States that transition to democracy initially suffer institutional weakness because of the legacy of pre-democratic institutions. Even if a new broom approach is adopted, the "remnants" of the previous regime still exert considerable influence, and attempts to sweep away the old order in its entirety are often counter-productive, as in Iraq after the fall of Saddam. The idea that the introduction of the "free market" will accelerate institutional development, like the idea that it will naturally spawn democratic practice, is misguided. The problem of the commercial firm as an institution is that the law is considered secondary to business norms, even in established democracies (CSR is no substitute for civics). This is why a company like Mossack Fonseca is not a pariah, why UK-based banks can shrug off convictions for money-laundering, and why whistleblowers are routinely treated as traitors.

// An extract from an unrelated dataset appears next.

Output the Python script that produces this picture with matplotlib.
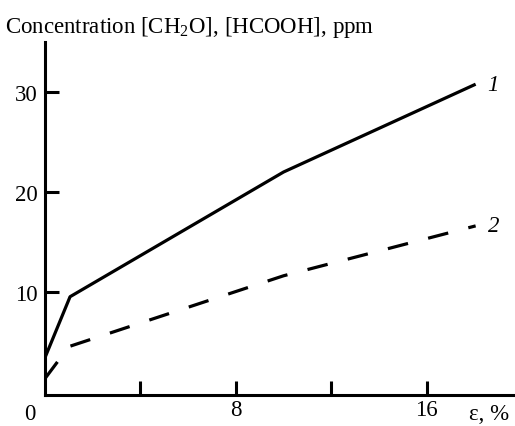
import matplotlib
matplotlib.use("Agg")
import matplotlib.pyplot as plt

plt.rcParams["font.family"] = "Liberation Serif"
plt.rcParams["mathtext.fontset"] = "custom"
plt.rcParams["mathtext.rm"] = "Liberation Serif"
plt.rcParams["mathtext.default"] = "regular"

# strain, %
eps_1 = [0, 1.05, 10, 18.05]
conc_1 = [3.4, 9.5, 22.0, 30.8]   # [CH2O]

eps_2 = [0, 1.0, 10, 18.05]
conc_2 = [1.3, 4.5, 11.6, 16.6]   # [HCOOH]

x_ticks = [4, 8, 12, 16]
x_labels = ["", "8", "", "16"]
y_ticks = [10, 20, 30]

fs = 16.5

fig = plt.figure(figsize=(5.15, 4.27), dpi=100)
ax = fig.add_axes([0.0874, 0.0726, 0.9126, 0.826])

ax.plot(eps_1, conc_1, color="black", lw=2.3, solid_capstyle="butt")
ax.plot(eps_2, conc_2, color="black", lw=2.3, dashes=(6.5, 6.5))

ax.set_xlim(0, 19.7)
ax.set_ylim(-0.35, 35)

ax.set_xticks(x_ticks)
ax.set_xticklabels(x_labels)
ax.set_yticks(y_ticks)
ax.tick_params(direction="in", length=10, width=2.2, labelsize=fs)
ax.tick_params(axis="x", pad=3)
ax.tick_params(axis="y", pad=5)

for side in ["top", "right"]:
    ax.spines[side].set_visible(False)
for side in ["left", "bottom"]:
    ax.spines[side].set_linewidth(2.2)

ax.text(-0.032, -0.022, "0", transform=ax.transAxes, fontsize=fs,
        ha="center", va="top")
ax.text(0.903, -0.022, "ε, %", transform=ax.transAxes, fontsize=fs,
        ha="left", va="top")

ax.text(18.55, conc_1[-1], "1", fontsize=fs, style="italic",
        ha="left", va="center")
ax.text(18.55, conc_2[-1], "2", fontsize=fs, style="italic",
        ha="left", va="center")

fig.text(0.01, 0.923, "Concentration [CH$_2$O], [HCOOH], ppm", fontsize=fs,
         ha="left", va="baseline")

fig.savefig("out.png", dpi=100)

Germany will no doubt repeal its law of lese majesté in time, and will pat itself on the back both for its constitutional diligence and cultural progress. The evolution of the Brics is less certain. The national institutions of India and China are more fragile than their postwar politics implies, though this is less surprising when viewed in the context of a history of division. Brazil and South Africa will shrug off their colonial legacies eventually, but it is hard to predict the manner in which this will happen and what the outcomes will be. Russia is currently indulging a nostalgia for popular institutional forms of the past, notably the "little father" in the Kremlin and the "elite" army, but this looks like an indulgent distraction from an institutionalised kleptocracy. What we can say with certainty is that the western homogenisation of the Brics as an investment portfolio is a delusion that can be safely consigned to the dustbin of history.